Das finde ich merkwürdig, da Pryce immer wieder auf Überwachung, Verfolgung und grausame Bestrafung durch das totalitäre Regime zu sprechen kommt. Da sie dem Iran aber auch in den Folgejahren treu bleibt, ist (hoffentlich) davon auszugehen, dass die Autorin einen Weg gefunden hat, die den zitierten Menschen keinen Schaden zufügt. Falls nicht, wäre das nicht nur inkonsequent, sondern fahrlässig
Wer trockene Wegbeschreibung, Streckenempfehlungen und ein auf das Motorrad fokussiertes Buch erwartet, wird enttäuscht werden. Wer aber Motorradfahren als Reiseform versteht, bei der es nicht nur um das Abklappern von Wegpunkten gehen sollte, wird voll und ganz auf seine Kosten kommen. Zudem bietet der Bericht aufgrund seiner soliden Recherchen einen leichten Zugang zu wichtigem Kontext- und Hintergrundwissen eines zweifellos spannenden Landes.
*Lois Pryce (2017): Im Iran dürfen Frauen nicht Motorrad fahren … Was passierte, als ich es trotzdem tat. DuMont: Ostfildern, ISBN: 978-3-7701-6681-7.

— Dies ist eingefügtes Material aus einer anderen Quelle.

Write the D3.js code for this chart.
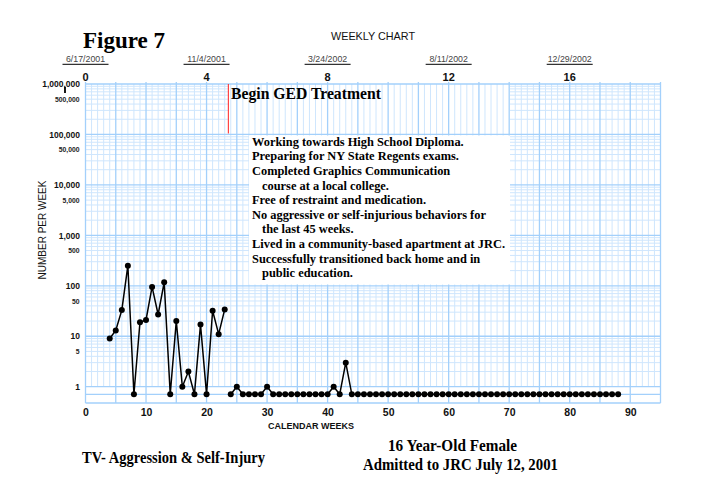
<!DOCTYPE html>
<html>
<head>
<meta charset="utf-8">
<script src="https://cdn.jsdelivr.net/npm/d3@7"></script>
<style>
  body { margin: 0; background: #fff; }
  svg { display: block; }
  .serif { font-family: "Liberation Serif", "Times New Roman", serif; font-weight: bold; fill: #000; }
  .sans { font-family: "Liberation Sans", Arial, sans-serif; }
</style>
</head>
<body>
<div id="chart"></div>
<script>
// Baseline phase, weeks 4..23 (0 = no behaviors that week)
const baselineStart = 4;
const baselineValues = [9, 13, 33, 250, 0, 19, 21, 95, 27, 117, 0, 20, 1, 2, 0, 17, 0, 32, 11, 34];

// GED treatment phase, weeks 24..88
const treatmentStart = 24;
const treatmentValues = [
  0, 1, 0, 0, 0, 0, 1, 0, 0, 0, 0, 0, 0, 0, 0, 0, 0, 1, 0, 3, 0, 0,
  0, 0, 0, 0, 0, 0, 0, 0, 0, 0, 0, 0, 0, 0, 0, 0, 0, 0, 0, 0, 0, 0,
  0, 0, 0, 0, 0, 0, 0, 0, 0, 0, 0, 0, 0, 0, 0, 0, 0, 0, 0, 0, 0
];

const phaseChangeWeek = 23.6;

const xTicks = [0, 10, 20, 30, 40, 50, 60, 70, 80, 90];
const topTickWeeks = [0, 20, 40, 60, 80];
const topTickLabels = ['0', '4', '8', '12', '16'];
const topDates = ['6/17/2001', '11/4/2001', '3/24/2002', '8/11/2002', '12/29/2002'];
const yMajor = [1, 10, 100, 1000, 10000, 100000, 1000000];
const yMinorLabels = [5, 50, 500, 5000, 50000, 500000];

const noteLines = [
  { text: 'Working towards High School Diploma.', indent: false },
  { text: 'Preparing for NY State Regents exams.', indent: false },
  { text: 'Completed Graphics Communication', indent: false },
  { text: 'course at a local college.', indent: true },
  { text: 'Free of restraint and medication.', indent: false },
  { text: 'No aggressive or self-injurious behaviors for', indent: false },
  { text: 'the last 45 weeks.', indent: true },
  { text: 'Lived in a community-based apartment at JRC.', indent: false },
  { text: 'Successfully transitioned back home and  in', indent: false },
  { text: 'public education.', indent: true }
];

const width = 708, height = 502;
const majorColor = '#a3d0fb', minorColor = '#cfe6fd';

const svg = d3.select('#chart').append('svg')
  .attr('width', width).attr('height', height)
  .attr('viewBox', `0 0 ${width} ${height}`);

const x = d3.scaleLinear().domain([0, 95]).range([85.5, 660.5]);
const y = d3.scaleLog().domain([1, 1e6]).range([386.7, 84]);
const zeroY = 394.3;
const bottomY = 403;
const yPos = (v) => (v === 0 ? zeroY : y(v));

const grid = svg.append('g');

// horizontal minor log lines
const minorH = [];
for (let d = 1; d < 1e6; d *= 10) {
  for (let k = 2; k <= 9; k++) minorH.push(d * k);
}
grid.selectAll('.hminor').data(minorH).enter().append('line')
  .attr('x1', x(0)).attr('x2', x(95))
  .attr('y1', (d) => y(d)).attr('y2', (d) => y(d))
  .attr('stroke', minorColor).attr('stroke-width', 1);

// white patch behind the phase label (hides horizontal minor lines)
grid.append('rect')
  .attr('x', x(phaseChangeWeek)).attr('y', 85)
  .attr('width', 510 - x(phaseChangeWeek)).attr('height', 49)
  .attr('fill', '#fff');

// vertical weekly lines
const weeks = d3.range(0, 96);
grid.selectAll('.vminor').data(weeks.filter((w) => w % 5 !== 0)).enter().append('line')
  .attr('x1', (d) => x(d)).attr('x2', (d) => x(d))
  .attr('y1', y(1e6)).attr('y2', y(1))
  .attr('stroke', minorColor).attr('stroke-width', 1);

// horizontal major lines
grid.selectAll('.hmajor').data(yMajor).enter().append('line')
  .attr('x1', x(0)).attr('x2', x(95))
  .attr('y1', (d) => y(d)).attr('y2', (d) => y(d))
  .attr('stroke', majorColor).attr('stroke-width', 1.3);

[zeroY, bottomY].forEach((yy) => {
  grid.append('line')
    .attr('x1', x(0)).attr('x2', x(95))
    .attr('y1', yy).attr('y2', yy)
    .attr('stroke', majorColor).attr('stroke-width', 1.3);
});

grid.selectAll('.vmajor').data(weeks.filter((w) => w % 5 === 0)).enter().append('line')
  .attr('x1', (d) => x(d)).attr('x2', (d) => x(d))
  .attr('y1', y(1e6) - 2).attr('y2', bottomY)
  .attr('stroke', majorColor).attr('stroke-width', 1.3);

// note box
svg.append('rect')
  .attr('x', 249).attr('y', 135.5).attr('width', 261).attr('height', 149)
  .attr('fill', '#fff');

svg.append('g').attr('class', 'serif')
  .selectAll('text').data(noteLines).enter().append('text')
  .attr('x', (d) => (d.indent ? 262 : 252))
  .attr('y', (d, i) => 145.8 + i * 14.6)
  .attr('font-size', 12.4)
  .text((d) => d.text);

// phase change line and label
svg.append('line')
  .attr('x1', x(phaseChangeWeek)).attr('x2', x(phaseChangeWeek))
  .attr('y1', y(1e6)).attr('y2', y(1e5) - 1)
  .attr('stroke', '#ff2020').attr('stroke-width', 1);

svg.append('text').attr('class', 'serif')
  .attr('x', 231).attr('y', 98.5)
  .attr('font-size', 15.7)
  .text('Begin GED Treatment');

// data
const baseline = baselineValues.map((v, i) => ({ week: baselineStart + i, value: v }));
const treatment = treatmentValues.map((v, i) => ({ week: treatmentStart + i, value: v }));

const line = d3.line().x((d) => x(d.week)).y((d) => yPos(d.value));

[baseline, treatment].forEach((phase) => {
  svg.append('path')
    .datum(phase)
    .attr('d', line)
    .attr('fill', 'none')
    .attr('stroke', '#000')
    .attr('stroke-width', 1.5);
  svg.append('g').selectAll('circle').data(phase).enter().append('circle')
    .attr('cx', (d) => x(d.week))
    .attr('cy', (d) => yPos(d.value))
    .attr('r', 3)
    .attr('fill', '#000');
});

// bottom axis
const xAxis = svg.append('g')
  .attr('transform', `translate(0,${bottomY})`)
  .call(d3.axisBottom(x).tickValues(xTicks).tickSize(0).tickPadding(6));
xAxis.select('.domain').remove();
xAxis.selectAll('text')
  .attr('font-family', '"Liberation Sans", Arial, sans-serif')
  .attr('font-size', 10.5).attr('font-weight', 'bold').attr('fill', '#111');

svg.append('text').attr('class', 'sans')
  .attr('x', 311).attr('y', 428.5)
  .attr('text-anchor', 'middle')
  .attr('font-size', 9).attr('font-weight', 'bold').attr('fill', '#111')
  .text('CALENDAR WEEKS');

// left axis
const yAxis = svg.append('g')
  .attr('transform', 'translate(80,0)')
  .call(d3.axisLeft(y).tickValues(yMajor).tickFormat(d3.format(',')).tickSize(0).tickPadding(0));
yAxis.select('.domain').remove();
yAxis.selectAll('text')
  .attr('font-family', '"Liberation Sans", Arial, sans-serif')
  .attr('font-size', 8.5).attr('font-weight', 'bold').attr('fill', '#111');

const yAxisMinor = svg.append('g')
  .attr('transform', 'translate(79.5,0)')
  .call(d3.axisLeft(y).tickValues(yMinorLabels).tickFormat(d3.format(',')).tickSize(0).tickPadding(0));
yAxisMinor.select('.domain').remove();
yAxisMinor.selectAll('text')
  .attr('font-family', '"Liberation Sans", Arial, sans-serif')
  .attr('font-size', 6.8).attr('font-weight', 'bold').attr('fill', '#222');

svg.append('line')
  .attr('x1', 65).attr('x2', 65).attr('y1', 87).attr('y2', 93)
  .attr('stroke', '#000').attr('stroke-width', 1.8);

svg.append('text').attr('class', 'sans')
  .attr('transform', 'translate(46,230) rotate(-90)')
  .attr('text-anchor', 'middle')
  .attr('font-size', 10).attr('fill', '#111')
  .text('NUMBER PER WEEK');

// top axis: weeks since start (in 5-week units) and dates
const topAxis = svg.append('g');
topAxis.selectAll('.tnum').data(topTickWeeks).enter().append('text')
  .attr('class', 'sans')
  .attr('x', (d) => x(d)).attr('y', 80.5)
  .attr('text-anchor', 'middle')
  .attr('font-size', 11).attr('font-weight', 'bold').attr('fill', '#111')
  .text((d, i) => topTickLabels[i]);

topAxis.selectAll('.tdate').data(topTickWeeks).enter().append('text')
  .attr('class', 'sans')
  .attr('x', (d) => x(d)).attr('y', 62)
  .attr('text-anchor', 'middle')
  .attr('font-size', 8.8).attr('fill', '#444')
  .text((d, i) => topDates[i]);

topAxis.selectAll('.tline').data(topTickWeeks).enter().append('line')
  .attr('x1', (d) => x(d) - 23).attr('x2', (d) => x(d) + 23)
  .attr('y1', 64.3).attr('y2', 64.3)
  .attr('stroke', '#333').attr('stroke-width', 1.2);

svg.append('text').attr('class', 'sans')
  .attr('x', 373).attr('y', 40)
  .attr('text-anchor', 'middle')
  .attr('font-size', 10.8).attr('fill', '#111')
  .text('WEEKLY CHART');

// titles
svg.append('text').attr('class', 'serif')
  .attr('x', 83).attr('y', 48)
  .attr('font-size', 23)
  .text('Figure 7');

svg.append('text').attr('class', 'serif')
  .attr('x', 82).attr('y', 463.3)
  .attr('font-size', 16.5)
  .attr('textLength', 183).attr('lengthAdjust', 'spacingAndGlyphs')
  .text('TV- Aggression & Self-Injury');

svg.append('text').attr('class', 'serif')
  .attr('x', 388).attr('y', 450.7)
  .attr('font-size', 17)
  .attr('textLength', 129).attr('lengthAdjust', 'spacingAndGlyphs')
  .text('16 Year-Old Female');

svg.append('text').attr('class', 'serif')
  .attr('x', 363).attr('y', 470)
  .attr('font-size', 17)
  .attr('textLength', 195).attr('lengthAdjust', 'spacingAndGlyphs')
  .text('Admitted to JRC July 12, 2001');
</script>
</body>
</html>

DAS klingt sehr interessant – Danke für die Rezension! Meine Bibliothek wird sich wohl wieder erweitern 😉
Danke für die Buchempfehlung. Das Buch ist mir mal aufgefallen, aber weil andere Themen in meinem Leben relevanter waren hatte ich es nicht mehr auf dem Schirm. Jetzt wo ich wieder mit dem Motorradfahren beginne, werde den Reisebericht mit grossem Interesse lesen. Vor allem weil ich vor Jahren selbst mit der Enfield im Iran getourt bin. Was das Label „unfreundlichstes Land der Welt“ betrifft: Ich war von der Freundlichkeit der Menschen und den vielen positiven Erlebnissen dort angenehm überrascht.
Herzliche Grüsse
derhalbhartemann.com
Wenn ich mir Deine Blog-Bilder so ansehe, wirst Du womöglich keine Überraschungen erlesen. Seinerzeit gab es allerdings noch kein Couch-Surfing. Vielleicht eine Anregung für die nächste Iran-Tour?
Nein, Couchsurfing gab es leider nicht. Wir haben auf der Strasse Bekanntschaften geschlossen und manchmal dann die Menschen in ihrem privaten Umfeld besuchen dürfen. Das private ist dort eine eigene Welt. Das waren sehr schöne Erfahrungen. Sollte ich nochmals das Land bereisen, wäre Couchsurfing eine spannende Option.